さまざまなクエスチョンが頭を駆け巡ったが…やるしかない、聞くしかない、いざとなったら逆に捕まえてやればいい。
筆者:「ご来店ありがとうございます、昨日お問い合わせいただいたお客様でしょうか?」
心のにもないことを笑顔で言う自分にも腹が立った。
だがそこは社会人。
ネクタイをキュッと締め直し、カウンターというなのフィールドへ。
「あっ!やせいのばあさんがとびだしてきた!」
婆さん先制攻撃~すばやさ120
婆:「昨日電話したんだけど、ポケモンのやり方教えてくれないってどういうこと?」
筆者:「そ、それはですね、ドコモのアプリでは、、」
婆:「あんたのとこで買ったスマホだよ!おかしいでしょ!」
こちらにスキを与えない攻撃スピードは、ポケモンのなかでも最高クラスのすばやさを誇る ”サンダース” に匹敵するほど。
この時点で筆者は焦りまくっていた。
(ヤベェ、この婆さんが持ってるスマホ…らくらくスマホだ…)
説明しよう! らくらくスマホとは、シニア向けに発売されたスマートフォンの総称。 形はスマホだが高齢者向けに特化しているため、一般的なスマホとは異なり操作範囲は限りなくシンプルなもの。 というより、ほぼガラケーに近い。 婆さんの所有する「らくらくスマートフォン F-12D」は通信規格も3Gでネットの速度は遅く、GooglePlay ストアに非対応の為、ポケモンはおろかアプリのダウンロードはできない。 無論、ポケモンGOをプレイすることは不可能。 |
そんならくらくスマホとポケモンGOである。
まさに、激戦必至
ギャラドスのはかいこうせん
とにかく、筆者は「らくらくスマホで、ポケモンGOがプレイ出来ない理由」を丁寧に説明する必要があった。
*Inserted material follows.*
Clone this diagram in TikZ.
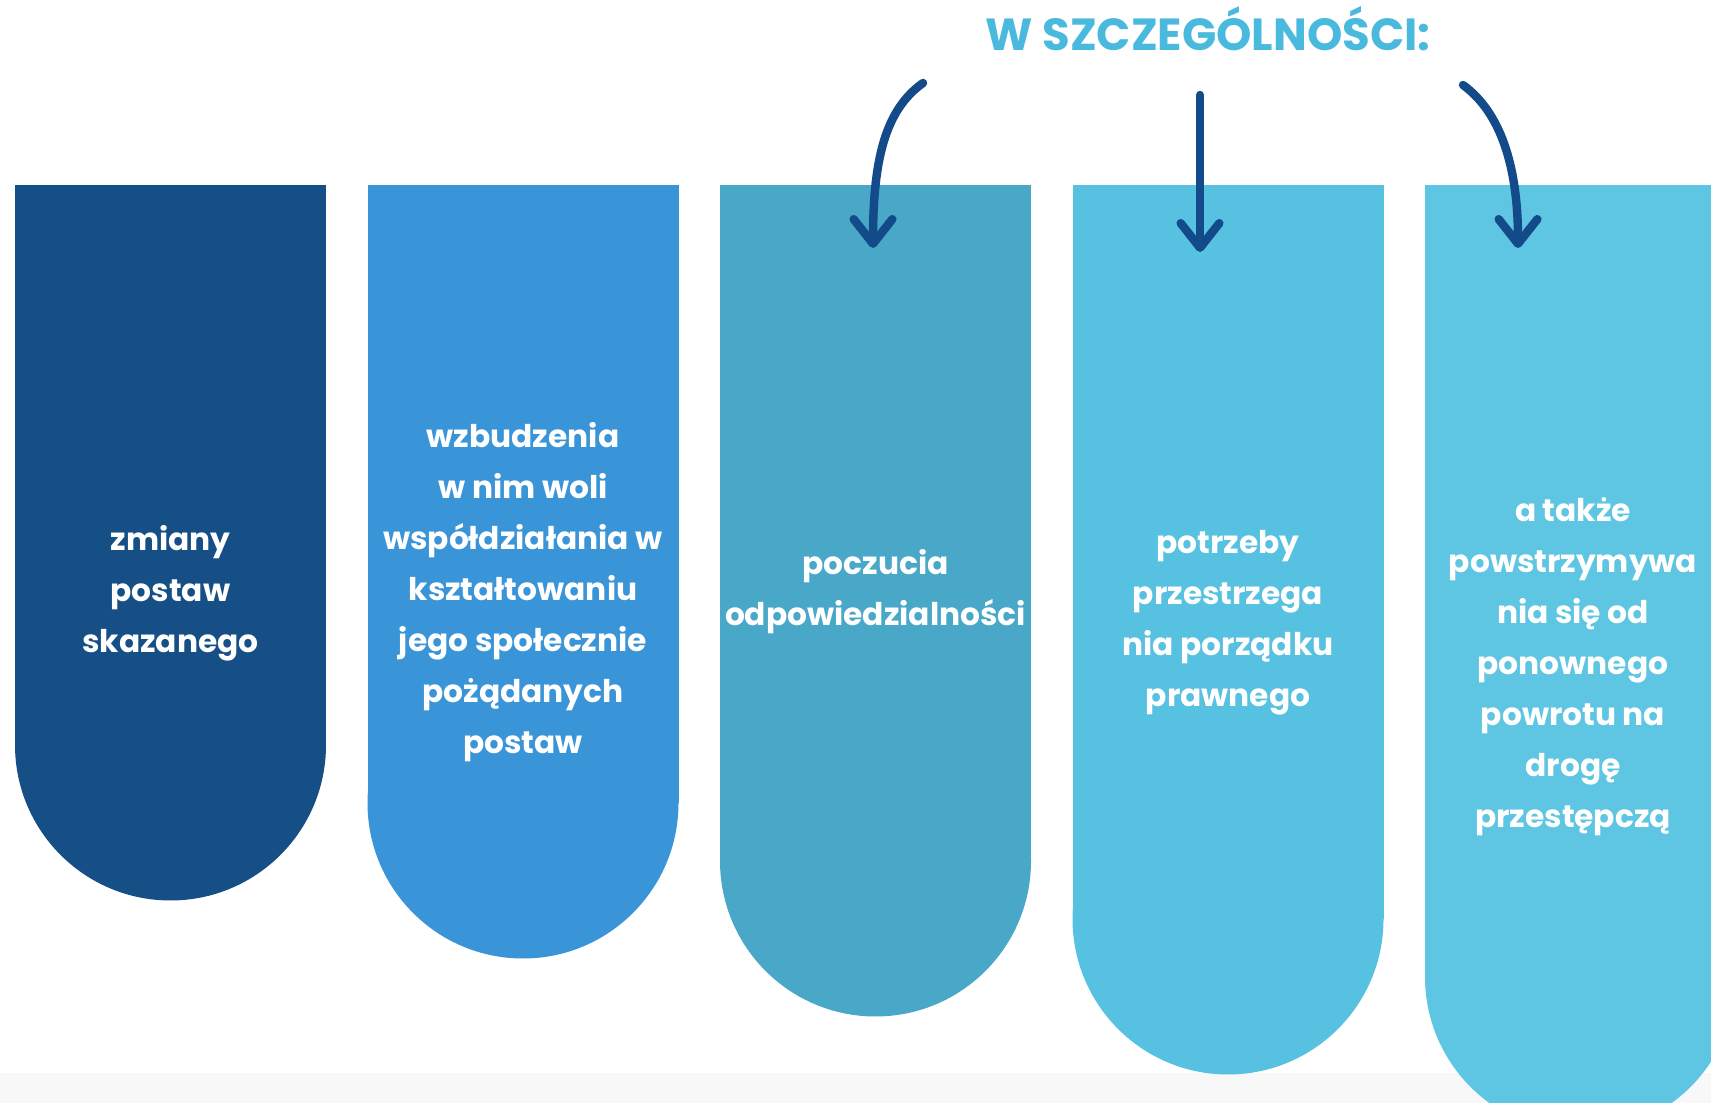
\documentclass[tikz,border=0pt]{standalone}
\usepackage{fontspec}
\setmainfont{Poppins}
\usetikzlibrary{arrows.meta}

\definecolor{navy}{HTML}{164F86}
\definecolor{midblue}{HTML}{3A94D8}
\definecolor{teal}{HTML}{49A7C8}
\definecolor{sky}{HTML}{56C1E0}
\definecolor{skylight}{HTML}{5EC6E2}
\definecolor{arrowblue}{HTML}{134B8A}
\definecolor{titleblue}{HTML}{4AB9DE}
\definecolor{strip}{HTML}{F8F8F8}

\tikzset{
  txt/.style={text=white,align=center,inner sep=0pt,
    font=\fontsize{8.9}{14.5}\selectfont\bfseries},
  arr/.style={arrowblue,line width=2.4pt,line cap=round,
    -{Straight Barb[length=7pt,width=11pt,round]}}
}

\begin{document}
\begin{tikzpicture}[x=0.1mm,y=-0.1mm]
  \useasboundingbox (0,0) rectangle (1711,1103);
  \clip (0,0) rectangle (1711,1103);
  \fill[strip] (0,1073) rectangle (1711,1103);

  % columns
  \fill[navy] (15,185) rectangle (326,745);
  \fill[navy] (170.5,745) circle[radius=155.5];
  \fill[midblue] (367.5,185) rectangle (678.5,803);
  \fill[midblue] (523,803) circle[radius=155.5];
  \fill[teal] (720,185) rectangle (1031,861);
  \fill[teal] (875.5,861) circle[radius=155.5];
  \fill[sky] (1072.5,185) rectangle (1383.5,919);
  \fill[sky] (1228,919) circle[radius=155.5];
  \fill[skylight] (1425,185) rectangle (1736,977);
  \fill[skylight] (1580.5,977) circle[radius=155.5];

  % texts
  \node[txt] (zmiany) at (170.5,593) {zmiany\\postaw\\skazanego};
  \node[txt] (wzbudzenia) at (523,592) {wzbudzenia\\w nim woli\\współdziałania w\\kształtowaniu\\jego społecznie\\pożądanych\\postaw};
  \node[txt] (poczucia) at (875.5,592) {poczucia\\odpowiedzialności};
  \node[txt] (potrzeby) at (1228,623) {potrzeby\\przestrzega\\nia porządku\\prawnego};
  \node[txt] (powstrzym) at (1573,667) {a także\\powstrzymywa\\nia się od\\ponownego\\powrotu na\\drogę\\przestępczą};

  % W SZCZEGOLNOSCI
  \node[anchor=base,inner sep=0pt,text=titleblue,
    font=\fontsize{12.8}{15}\selectfont\bfseries] (title) at (1208,51) {W SZCZEGÓLNOŚCI:};

  \coordinate (s1) at (923,83);
  \coordinate (t1) at (873,248);
  \coordinate (s2) at (1200,95);
  \coordinate (t2) at (1200,252);
  \coordinate (s3) at (1463,85);
  \coordinate (t3) at (1518,248);

  \draw[arr] (s1) .. controls (885,110) and (873,160) .. (t1);
  \draw[arr] (s2) -- (t2);
  \draw[arr] (s3) .. controls (1500,112) and (1518,165) .. (t3);
\end{tikzpicture}
\end{document}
令和3年のトピックスに置き換えるなら「全集中・説明の呼吸」である。
まだまだ未熟ながらも、習いたての呼吸法を駆使して、事実を伝える筆者。
次の瞬間、婆さんの眼(まなこ)が「カッ!!」と見開いた。
その様態は、あのきょうあくポケモン ”ギャラドス” を彷彿とさせるほど。
婆:「なんで使えないんだ!そういう大事なことは最初に言ってよ!アプリが使えないってどういうこと!」
その破壊力・衝撃音は、ギャラドスの得意技「はかいこうせん」さながら。
本来、ポケモン世界のはかいこうせんは、反動のあまり次のターンは攻撃ができないのだが…
婆さんは違った。
婆:「ならアプリが使えるように中身を変えろ!」
(へ?中身?変える?なんで?)
この時点で、残りHPが4分の1を下回る筆者。
あいにく”かいふくのくすり” といった便利アイテムは持ち合わせていない。
その後も不毛なやり取りが続くが、気が付いたら店内が異様な雰囲気に…
今でこそ面白おかしく回想しているが、当時の現場はあまりの婆さんのヒステリックさから「ちょっとやばいかも…」とお客さんスタッフともども逼迫(ひっぱく)していた。
店内には他のお客さんも全員こちらを見ており、筆者と婆さんのやり取りを注視するバックヤードのスタッフ達もチラチラ…
婆さんの様子が笑えないくらいヒートアップしてきたところで、ポケモン研究者のオーキド博士…じゃなかった店長の登場である。
その後は、店長が婆さんを店外へ誘導
説得のもとお帰りいただいたところで、本ストーリーは終了である。
その日の勤務終了後に自宅へ帰った筆者を待っていたのは、楽しそうにポケモンGOをプレイする妹の姿。
どうやら風呂場に”ポッポ”が出現したらしい。